The First Sea-Punk Mural
Art from the latest counter-culture; kids who dye their hair blue and believe the future will be a post-apocalyptic water world.
Most people who walked out of the Kevin Costner movie “Waterworld” left unsatisfied. The premise was ridiculous, and the acting was completely trashed by almost every critic in the country. But the film has gained a cult following, and has still managed to lay the groundwork for a bizarre counter-culture comprised of people who consider themselves Sea-Punks.
Although the anthropologists will likely groan at the label counter-culture and the word movement, the Sea-Punk wave seems to be catching on just enough to make its first documented appearance; a bizarre mural on Market Street and 12th in San Francisco that depicts sea creatures rocking out to music with a tattooed shark and an octopus holding a skull.
Each of these strange underwater symbols actually represents a part of the movement. Sea-Punks aren’t just a group of kids who dress up, although they do tend toward the Gothic style, along with brightly-dyed blue hair. Along with their outlandish dress, Sea-Punks have an ideology, a prediction for the future, and a whole lot of music, obviously also called Sea-Punk.

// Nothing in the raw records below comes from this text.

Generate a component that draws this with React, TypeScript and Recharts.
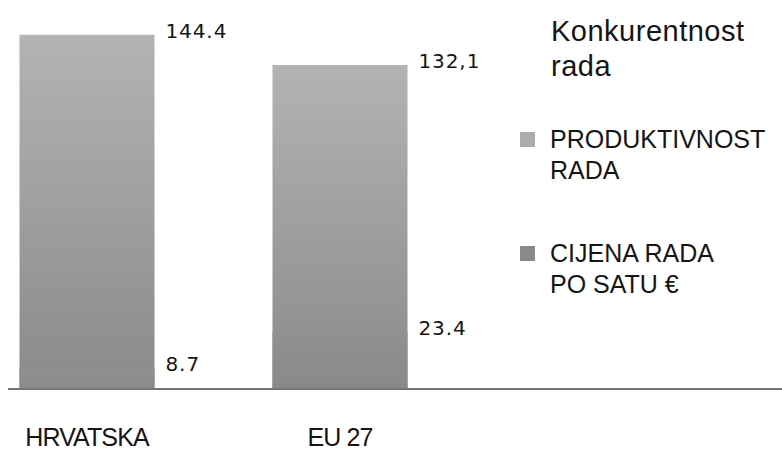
import { BarChart, Bar, XAxis, YAxis, LabelList } from "recharts";

const categories = ["HRVATSKA", "EU 27"];
const productivity = [144.4, 132.1];
const hourlyCost = [8.7, 23.4];
const productivityLabels = ["144.4", "132,1"];
const costLabels = ["8.7", "23.4"];
const seriesNames = ["PRODUKTIVNOST\nRADA", "CIJENA RADA\nPO SATU €"];
const legendTitle = "Konkurentnost rada";

const LIGHT = "#acacac";
const DARK = "#898989";
const TEXT = "#151515";

const data = categories.map((name, i) => ({
  name,
  productivity: productivity[i],
  cost: hourlyCost[i],
  productivityLabel: productivityLabels[i],
  costLabel: costLabels[i],
}));

const ValueLabel = (props: any) => {
  const { x, y, width, value } = props;
  return (
    <text
      x={x + width + 11}
      y={y - 4}
      dominantBaseline="central"
      fontFamily="DejaVu Sans"
      fontSize={20}
      letterSpacing={0.9}
      fill={TEXT}
    >
      {value}
    </text>
  );
};

// legend drawn beside the chart, same colours as the bars
const LegendBox = () => {
  const colors = [LIGHT, DARK];
  const tops = [124, 238];
  return (
    <div
      style={{
        position: "absolute",
        left: 500,
        top: 0,
        width: 282,
        height: 320,
        fontFamily: "Liberation Sans",
        color: TEXT,
      }}
    >
      <div
        style={{
          position: "absolute",
          left: 51,
          top: 14,
          fontSize: 29,
          lineHeight: "35px",
          letterSpacing: 0.5,
          width: 225,
        }}
      >
        {legendTitle}
      </div>
      {seriesNames.map((n, i) => (
        <div key={n} style={{ position: "absolute", left: 0, top: tops[i], width: 282 }}>
          <div
            style={{
              position: "absolute",
              left: 20,
              top: 8,
              width: 15,
              height: 15,
              background: colors[i],
            }}
          />
          <div
            style={{
              position: "absolute",
              left: 50,
              top: 0,
              fontSize: 25,
              lineHeight: "31px",
              letterSpacing: 0,
              whiteSpace: "pre-line",
            }}
          >
            {n}
          </div>
        </div>
      ))}
    </div>
  );
};

export default function App() {
  return (
    <div style={{ position: "absolute", left: 0, top: 0, width: 782, height: 450, background: "#fff" }}>
      <BarChart
        width={782}
        height={450}
        data={data}
        margin={{ top: 21, right: 0, bottom: 0, left: 8 }}
        barGap={-135}
      >
        <defs>
          <linearGradient id="prodGrad" x1="0" y1="0" x2="0" y2="1">
            <stop offset="0%" stopColor="#b3b3b3" />
            <stop offset="100%" stopColor="#8a8a8a" />
          </linearGradient>
          <linearGradient id="costGrad" x1="0" y1="0" x2="0" y2="1">
            <stop offset="0%" stopColor="#919191" />
            <stop offset="100%" stopColor="#898989" />
          </linearGradient>
        </defs>
        <XAxis
          dataKey="name"
          height={61}
          padding={{ left: -47.5, right: 315.5 }}
          tickLine={false}
          tickSize={0}
          tickMargin={39}
          axisLine={{ stroke: "#757575", strokeWidth: 2 }}
          tick={{ fontFamily: "Liberation Sans", fontSize: 25, letterSpacing: -0.9, fill: TEXT }}
        />
        <YAxis hide domain={[0, 150]} />
        <Bar
          dataKey="productivity"
          name={seriesNames[0]}
          fill="url(#prodGrad)"
          barSize={135}
          isAnimationActive={false}
        >
          <LabelList dataKey="productivityLabel" content={ValueLabel} />
        </Bar>
        <Bar dataKey="cost" name={seriesNames[1]} fill="url(#costGrad)" barSize={135} isAnimationActive={false}>
          <LabelList dataKey="costLabel" content={ValueLabel} />
        </Bar>
      </BarChart>
      <LegendBox />
    </div>
  );
}
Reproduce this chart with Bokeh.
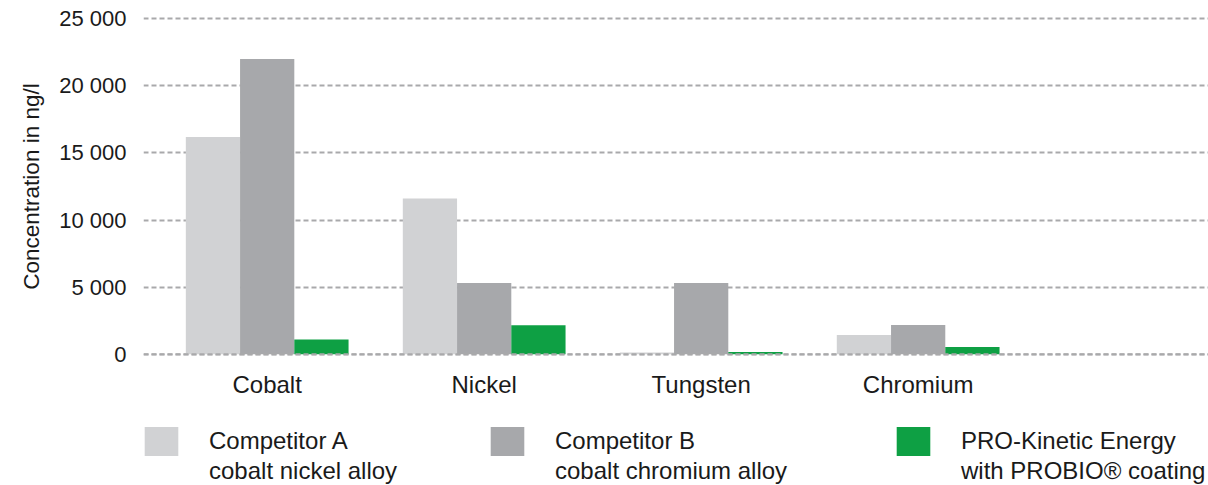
import numpy as np
from bokeh.plotting import figure
from bokeh.layouts import column
from bokeh.models import (Range1d, FixedTicker, Span, Legend, LegendItem,
                          ColumnDataSource, Title)
from bokeh.core.properties import value
from bokeh.embed import file_html
from bokeh.resources import INLINE

# ---- data ----
categories = ["Cobalt", "Nickel", "Tungsten", "Chromium"]
series_names = [
    "Competitor A\ncobalt nickel alloy",
    "Competitor B\ncobalt chromium alloy",
    "PRO-Kinetic Energy\nwith PROBIO® coating",
]
competitor_a = [16200, 11600, 130, 1430]
competitor_b = [22000, 5300, 5300, 2170]
pro_kinetic = [1100, 2150, 150, 540]
y_ticks = [0, 5000, 10000, 15000, 20000, 25000]
y_title = "Concentration in ng/l"

# ---- style ----
colors = ["#d1d2d4", "#a7a8ab", "#0ea044"]
FONT = "Liberation Sans"
TXT = "#1a1a1a"
grid_color = "#a9a9ab"
bar_w = 0.25
offsets = [-0.25, 0.0, 0.25]

p = figure(
    width=1208, height=400,
    output_backend="svg", toolbar_location=None,
    x_range=Range1d(-0.57, 4.338),
    y_range=Range1d(-400, 25400),
    min_border_left=143, min_border_right=0,
    min_border_top=13, min_border_bottom=39,
)
p.outline_line_color = None
p.background_fill_color = "white"
p.border_fill_color = "white"

idx = np.arange(len(categories))
for vals, off, col in zip([competitor_a, competitor_b, pro_kinetic], offsets, colors):
    src = ColumnDataSource(dict(x=idx + off, top=vals))
    p.vbar(x="x", top="top", bottom=0, width=bar_w, source=src,
           fill_color=col, line_color=None)

# zero line drawn over bars
zero = Span(location=0, dimension="width", line_color=grid_color,
            line_width=2, line_dash="5 3", level="overlay")
p.add_layout(zero)

# grid
p.xgrid.grid_line_color = None
p.ygrid.grid_line_color = grid_color
p.ygrid.grid_line_width = 2
p.ygrid.grid_line_dash = "5 3"
p.ygrid.ticker = FixedTicker(ticks=y_ticks)

# x axis
p.xaxis.ticker = FixedTicker(ticks=list(idx))
p.xaxis.major_label_overrides = {int(i): c for i, c in zip(idx, categories)}
p.xaxis.axis_line_color = None
p.xaxis.major_tick_line_color = None
p.xaxis.minor_tick_line_color = None
p.xaxis.major_tick_out = 0
p.xaxis.major_label_standoff = 11
p.xaxis.major_label_text_font = FONT
p.xaxis.major_label_text_font_size = "24px"
p.xaxis.major_label_text_color = TXT

# y axis
p.yaxis.ticker = FixedTicker(ticks=y_ticks)
p.yaxis.major_label_overrides = {t: f"{t:,}".replace(",", " ") for t in y_ticks}
p.yaxis.axis_line_color = None
p.yaxis.major_tick_line_color = None
p.yaxis.minor_tick_line_color = None
p.yaxis.major_tick_out = 0
p.yaxis.major_label_standoff = 17
p.yaxis.major_label_text_font = FONT
p.yaxis.major_label_text_font_size = "22px"
p.yaxis.major_label_text_color = TXT

ytitle = Title(text=y_title, align="center", offset=0, standoff=26,
               text_font=FONT, text_font_size="22.5px", text_font_style="normal",
               text_color=TXT)
p.add_layout(ytitle, "left")

# ---- legend strip below the chart (frame aligned with the chart's frame) ----
STRIP_H = 85
lg = figure(
    width=1208, height=STRIP_H,
    output_backend="svg", toolbar_location=None,
    x_range=Range1d(0, 1), y_range=Range1d(0, 1),
    x_axis_location=None, y_axis_location=None,
    min_border_left=0, min_border_right=0,
    min_border_top=0, min_border_bottom=0,
)
lg.outline_line_color = None
lg.xgrid.grid_line_color = None
lg.ygrid.grid_line_color = None

legend_x = [-3, 343, 749]          # left edge of each legend entry, px from frame left
common = dict(orientation="vertical", padding=0, margin=0, spacing=0,
              border_line_color=None, background_fill_alpha=0,
              label_text_font=FONT, label_text_font_size="24px",
              label_text_color=TXT, label_standoff=27, glyph_width=42)

blank = lg.vbar(x="x", top="top", bottom="bottom", width=0.1,
                source=ColumnDataSource(dict(x=[-5], top=[-5], bottom=[-6])),
                fill_alpha=0, line_alpha=0)
for name, col, lx in zip(series_names, colors, legend_x):
    first, second = name.split("\n")
    sw = lg.vbar(x="x", top="top", bottom="bottom", width=0.1,
                 source=ColumnDataSource(dict(x=[-5], top=[-5], bottom=[-6])),
                 fill_color=col, line_color=None)
    l1 = Legend(items=[LegendItem(label=value(first), renderers=[sw], index=0)],
                location=(lx, 26), glyph_height=36, label_height=36, **common)
    l2 = Legend(items=[LegendItem(label=value(second), renderers=[blank], index=0)],
                location=(lx, 0), glyph_height=28, label_height=28, **common)
    lg.add_layout(l1, "center")
    lg.add_layout(l2, "center")

layout = column(p, lg, spacing=0)
open("out.html", "w").write(file_html(layout, INLINE))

According to internet feelers, just picking up and tracking the movement’s progress, Sea-Punks believe the future will look something like Costner’s warrior-filled “Waterworld,” although they are not technically associated with the film. Within this framework, the Sea-Punks create their persona. Ocean-colored hair and tattoos of sea animals are commonplace, as are dolphin noises looped over your average grungy, angsty counter-culture music.
Keep your eyes peeled for young Sea-Punks dressed in “internet-fashion garb,” and wielding spray paint, ready in a heartbeat to add a fishy mural to a city near you.
Update January 2018: The mural is no longer there.
Know Before You Go
While the mural itself is closest to Market St., the easiest access to get up close to the mural is through the Public Parking lot at the corner of Franklin Street and Oak Street, near the San Francisco Conservatory of Music.